_YOUR INSTRUCTIONS_
Which lines in the records below contain the word "that"? Copy each one out.
_ _ _ _ _
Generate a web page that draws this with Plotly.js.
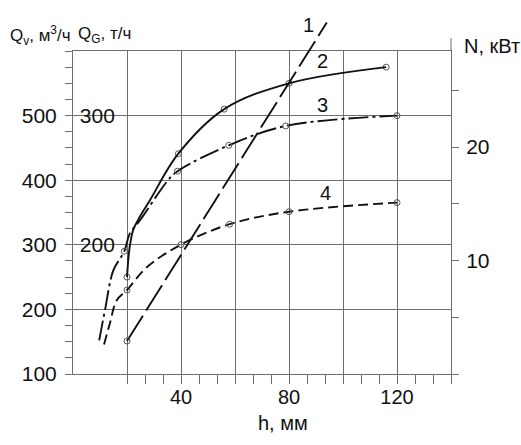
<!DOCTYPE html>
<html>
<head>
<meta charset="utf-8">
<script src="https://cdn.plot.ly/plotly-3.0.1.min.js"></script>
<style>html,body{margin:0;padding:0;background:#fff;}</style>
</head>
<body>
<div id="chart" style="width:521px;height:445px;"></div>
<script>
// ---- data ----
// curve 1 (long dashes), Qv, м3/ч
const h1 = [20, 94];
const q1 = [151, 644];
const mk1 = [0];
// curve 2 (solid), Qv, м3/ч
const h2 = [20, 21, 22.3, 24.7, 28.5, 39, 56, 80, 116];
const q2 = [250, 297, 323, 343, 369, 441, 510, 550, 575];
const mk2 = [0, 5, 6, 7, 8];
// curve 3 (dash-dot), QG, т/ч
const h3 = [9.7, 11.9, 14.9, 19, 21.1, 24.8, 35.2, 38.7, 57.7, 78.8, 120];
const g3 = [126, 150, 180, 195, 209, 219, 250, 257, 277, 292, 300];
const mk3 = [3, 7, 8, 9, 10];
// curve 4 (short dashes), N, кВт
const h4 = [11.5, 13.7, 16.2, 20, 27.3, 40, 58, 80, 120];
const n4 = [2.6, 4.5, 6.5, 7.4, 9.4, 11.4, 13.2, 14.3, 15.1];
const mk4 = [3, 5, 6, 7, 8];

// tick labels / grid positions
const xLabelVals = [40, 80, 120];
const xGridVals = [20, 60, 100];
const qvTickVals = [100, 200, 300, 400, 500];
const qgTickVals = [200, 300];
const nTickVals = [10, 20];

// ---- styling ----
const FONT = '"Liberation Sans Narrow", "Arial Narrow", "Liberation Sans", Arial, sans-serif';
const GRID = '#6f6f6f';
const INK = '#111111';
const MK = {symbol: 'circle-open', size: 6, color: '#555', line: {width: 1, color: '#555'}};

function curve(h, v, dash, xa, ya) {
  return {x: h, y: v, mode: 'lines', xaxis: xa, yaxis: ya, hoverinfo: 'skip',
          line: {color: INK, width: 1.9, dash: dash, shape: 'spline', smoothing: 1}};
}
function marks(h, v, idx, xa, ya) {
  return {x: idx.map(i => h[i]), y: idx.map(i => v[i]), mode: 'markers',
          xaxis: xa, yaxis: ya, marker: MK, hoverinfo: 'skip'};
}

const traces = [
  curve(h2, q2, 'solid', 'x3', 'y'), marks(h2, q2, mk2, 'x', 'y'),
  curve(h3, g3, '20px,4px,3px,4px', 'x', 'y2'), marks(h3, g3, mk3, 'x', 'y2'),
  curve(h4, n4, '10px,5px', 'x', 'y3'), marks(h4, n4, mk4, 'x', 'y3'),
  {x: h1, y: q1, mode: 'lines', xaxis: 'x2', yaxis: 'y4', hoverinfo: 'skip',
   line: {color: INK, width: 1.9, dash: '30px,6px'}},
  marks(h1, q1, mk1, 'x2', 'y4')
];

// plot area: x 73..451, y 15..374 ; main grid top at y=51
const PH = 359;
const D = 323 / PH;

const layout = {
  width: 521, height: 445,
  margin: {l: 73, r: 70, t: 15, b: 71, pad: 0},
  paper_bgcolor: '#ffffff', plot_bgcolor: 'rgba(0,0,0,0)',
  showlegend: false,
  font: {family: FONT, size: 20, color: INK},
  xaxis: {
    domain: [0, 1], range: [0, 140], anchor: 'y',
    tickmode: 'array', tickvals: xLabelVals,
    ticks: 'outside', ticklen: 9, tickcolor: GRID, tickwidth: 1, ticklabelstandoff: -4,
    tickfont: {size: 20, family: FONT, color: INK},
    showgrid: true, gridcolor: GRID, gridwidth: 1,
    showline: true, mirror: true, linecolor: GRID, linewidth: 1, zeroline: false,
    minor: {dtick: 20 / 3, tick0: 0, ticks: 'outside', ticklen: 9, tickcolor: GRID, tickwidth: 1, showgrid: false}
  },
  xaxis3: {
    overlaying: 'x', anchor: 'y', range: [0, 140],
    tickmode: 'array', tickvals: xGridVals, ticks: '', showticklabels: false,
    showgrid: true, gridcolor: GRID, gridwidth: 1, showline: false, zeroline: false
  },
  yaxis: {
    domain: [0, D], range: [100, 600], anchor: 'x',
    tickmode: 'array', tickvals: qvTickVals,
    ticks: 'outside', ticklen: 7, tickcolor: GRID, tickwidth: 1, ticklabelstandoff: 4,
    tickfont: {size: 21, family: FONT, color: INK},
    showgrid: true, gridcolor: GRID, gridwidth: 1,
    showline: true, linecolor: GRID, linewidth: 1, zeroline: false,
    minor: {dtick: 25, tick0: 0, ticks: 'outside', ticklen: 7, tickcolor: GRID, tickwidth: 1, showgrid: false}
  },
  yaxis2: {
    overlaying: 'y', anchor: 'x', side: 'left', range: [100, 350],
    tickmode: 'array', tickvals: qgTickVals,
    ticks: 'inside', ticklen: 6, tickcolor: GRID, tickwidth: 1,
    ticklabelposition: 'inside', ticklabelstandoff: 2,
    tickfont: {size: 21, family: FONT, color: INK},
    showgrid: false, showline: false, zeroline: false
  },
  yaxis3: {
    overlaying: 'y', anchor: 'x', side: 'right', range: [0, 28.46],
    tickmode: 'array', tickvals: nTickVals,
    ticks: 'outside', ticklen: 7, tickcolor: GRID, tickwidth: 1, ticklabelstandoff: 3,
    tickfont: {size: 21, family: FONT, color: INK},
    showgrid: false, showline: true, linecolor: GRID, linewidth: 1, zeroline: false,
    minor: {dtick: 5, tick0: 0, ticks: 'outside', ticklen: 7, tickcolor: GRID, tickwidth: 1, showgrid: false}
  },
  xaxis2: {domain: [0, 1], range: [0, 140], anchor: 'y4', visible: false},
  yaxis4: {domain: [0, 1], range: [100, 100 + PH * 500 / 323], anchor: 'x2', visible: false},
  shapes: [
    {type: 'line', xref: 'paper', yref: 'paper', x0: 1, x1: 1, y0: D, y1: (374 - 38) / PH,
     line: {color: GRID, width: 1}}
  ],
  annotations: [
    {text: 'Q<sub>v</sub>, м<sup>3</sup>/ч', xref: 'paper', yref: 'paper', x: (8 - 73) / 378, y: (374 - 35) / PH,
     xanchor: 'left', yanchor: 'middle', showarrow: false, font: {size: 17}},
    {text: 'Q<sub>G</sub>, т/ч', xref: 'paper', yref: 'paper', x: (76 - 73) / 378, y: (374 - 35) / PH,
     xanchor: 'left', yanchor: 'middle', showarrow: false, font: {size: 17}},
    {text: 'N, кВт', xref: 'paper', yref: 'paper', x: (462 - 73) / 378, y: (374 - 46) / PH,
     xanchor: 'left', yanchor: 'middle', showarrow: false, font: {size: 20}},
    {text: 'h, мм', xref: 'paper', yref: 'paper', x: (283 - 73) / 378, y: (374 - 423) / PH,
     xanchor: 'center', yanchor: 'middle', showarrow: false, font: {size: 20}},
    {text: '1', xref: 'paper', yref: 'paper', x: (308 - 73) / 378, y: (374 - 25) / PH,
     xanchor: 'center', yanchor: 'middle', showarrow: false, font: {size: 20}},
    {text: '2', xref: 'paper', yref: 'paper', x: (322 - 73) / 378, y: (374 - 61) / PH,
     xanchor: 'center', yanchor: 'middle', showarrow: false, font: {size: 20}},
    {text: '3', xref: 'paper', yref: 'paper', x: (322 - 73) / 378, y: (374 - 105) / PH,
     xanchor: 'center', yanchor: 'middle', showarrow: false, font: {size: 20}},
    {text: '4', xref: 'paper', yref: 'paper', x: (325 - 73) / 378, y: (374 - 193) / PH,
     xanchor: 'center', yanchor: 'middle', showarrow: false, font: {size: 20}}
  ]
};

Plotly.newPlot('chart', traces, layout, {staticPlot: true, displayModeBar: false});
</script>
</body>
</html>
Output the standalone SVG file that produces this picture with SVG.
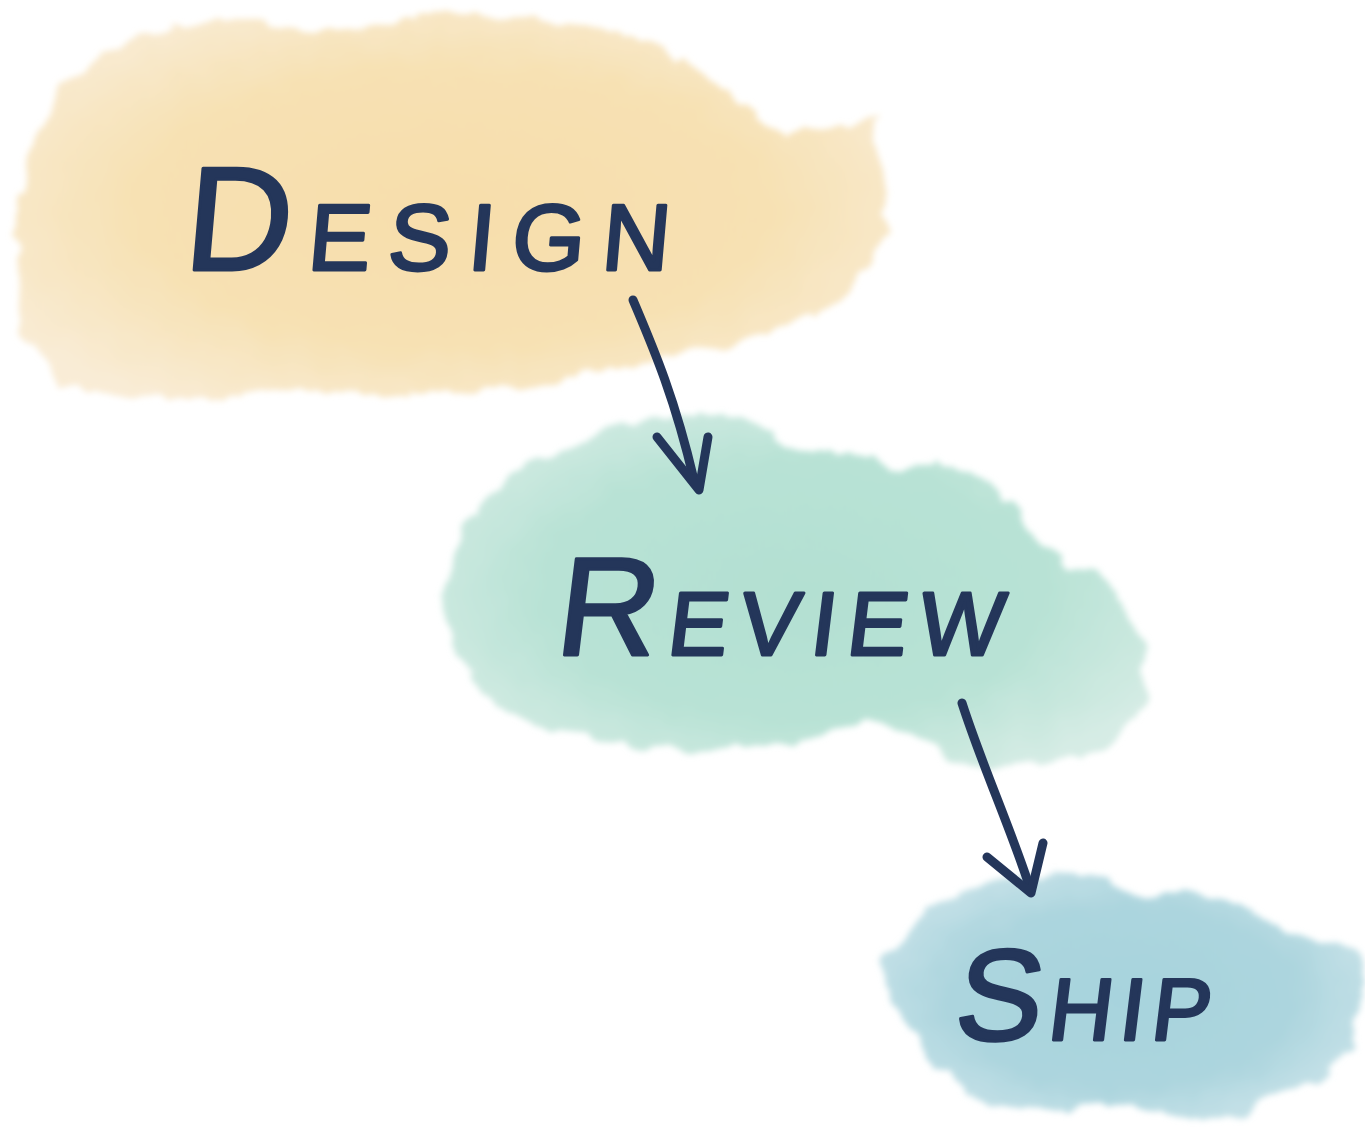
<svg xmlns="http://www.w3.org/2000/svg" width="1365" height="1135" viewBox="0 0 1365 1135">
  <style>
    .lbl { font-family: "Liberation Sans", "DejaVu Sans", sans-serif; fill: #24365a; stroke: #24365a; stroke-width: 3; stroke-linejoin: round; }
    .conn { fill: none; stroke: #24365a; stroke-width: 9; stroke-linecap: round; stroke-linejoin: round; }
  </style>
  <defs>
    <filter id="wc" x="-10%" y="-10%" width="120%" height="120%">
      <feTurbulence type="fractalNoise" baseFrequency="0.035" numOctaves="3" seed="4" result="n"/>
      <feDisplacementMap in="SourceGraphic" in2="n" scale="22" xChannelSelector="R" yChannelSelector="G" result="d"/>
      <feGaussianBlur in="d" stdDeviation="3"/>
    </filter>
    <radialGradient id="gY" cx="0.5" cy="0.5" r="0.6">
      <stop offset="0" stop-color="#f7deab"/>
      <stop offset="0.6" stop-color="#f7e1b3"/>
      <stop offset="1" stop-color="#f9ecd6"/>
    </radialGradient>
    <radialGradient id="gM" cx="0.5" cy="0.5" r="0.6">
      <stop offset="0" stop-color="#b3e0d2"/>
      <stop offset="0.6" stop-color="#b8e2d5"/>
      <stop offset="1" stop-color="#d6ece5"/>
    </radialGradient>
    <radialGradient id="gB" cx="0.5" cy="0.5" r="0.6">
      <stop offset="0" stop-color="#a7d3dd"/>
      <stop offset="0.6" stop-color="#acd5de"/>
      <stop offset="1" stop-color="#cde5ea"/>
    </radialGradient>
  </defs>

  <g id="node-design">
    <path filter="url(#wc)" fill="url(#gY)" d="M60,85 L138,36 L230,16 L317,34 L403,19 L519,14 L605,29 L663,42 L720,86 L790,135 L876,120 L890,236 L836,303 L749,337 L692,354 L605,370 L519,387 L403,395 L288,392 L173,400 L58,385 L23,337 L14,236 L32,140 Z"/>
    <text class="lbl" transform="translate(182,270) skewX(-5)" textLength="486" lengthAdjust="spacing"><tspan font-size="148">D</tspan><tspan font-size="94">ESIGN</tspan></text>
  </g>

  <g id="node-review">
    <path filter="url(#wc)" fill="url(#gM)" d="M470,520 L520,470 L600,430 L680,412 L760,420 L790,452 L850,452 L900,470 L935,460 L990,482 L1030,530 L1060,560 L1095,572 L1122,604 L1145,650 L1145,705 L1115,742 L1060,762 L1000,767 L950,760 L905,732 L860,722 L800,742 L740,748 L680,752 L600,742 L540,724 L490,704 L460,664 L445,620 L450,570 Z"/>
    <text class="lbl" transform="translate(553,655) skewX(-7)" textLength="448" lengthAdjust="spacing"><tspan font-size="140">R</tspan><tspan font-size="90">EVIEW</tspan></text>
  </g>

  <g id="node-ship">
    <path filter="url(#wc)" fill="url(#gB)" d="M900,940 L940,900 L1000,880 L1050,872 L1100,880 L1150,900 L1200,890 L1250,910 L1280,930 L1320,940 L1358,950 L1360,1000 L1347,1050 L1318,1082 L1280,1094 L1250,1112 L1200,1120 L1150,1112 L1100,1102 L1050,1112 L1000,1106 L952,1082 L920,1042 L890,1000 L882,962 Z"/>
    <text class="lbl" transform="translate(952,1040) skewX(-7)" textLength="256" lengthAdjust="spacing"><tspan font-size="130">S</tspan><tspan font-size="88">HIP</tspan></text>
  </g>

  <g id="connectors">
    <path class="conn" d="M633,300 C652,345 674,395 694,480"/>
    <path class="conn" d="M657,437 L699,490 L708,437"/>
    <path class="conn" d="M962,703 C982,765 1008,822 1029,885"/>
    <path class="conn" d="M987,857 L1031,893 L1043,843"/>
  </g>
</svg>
_ _ _ _ _
_THE RESULT_
Generate a web page that draws this with Plotly.js.
Output the standalone SVG file that produces this picture with SVG.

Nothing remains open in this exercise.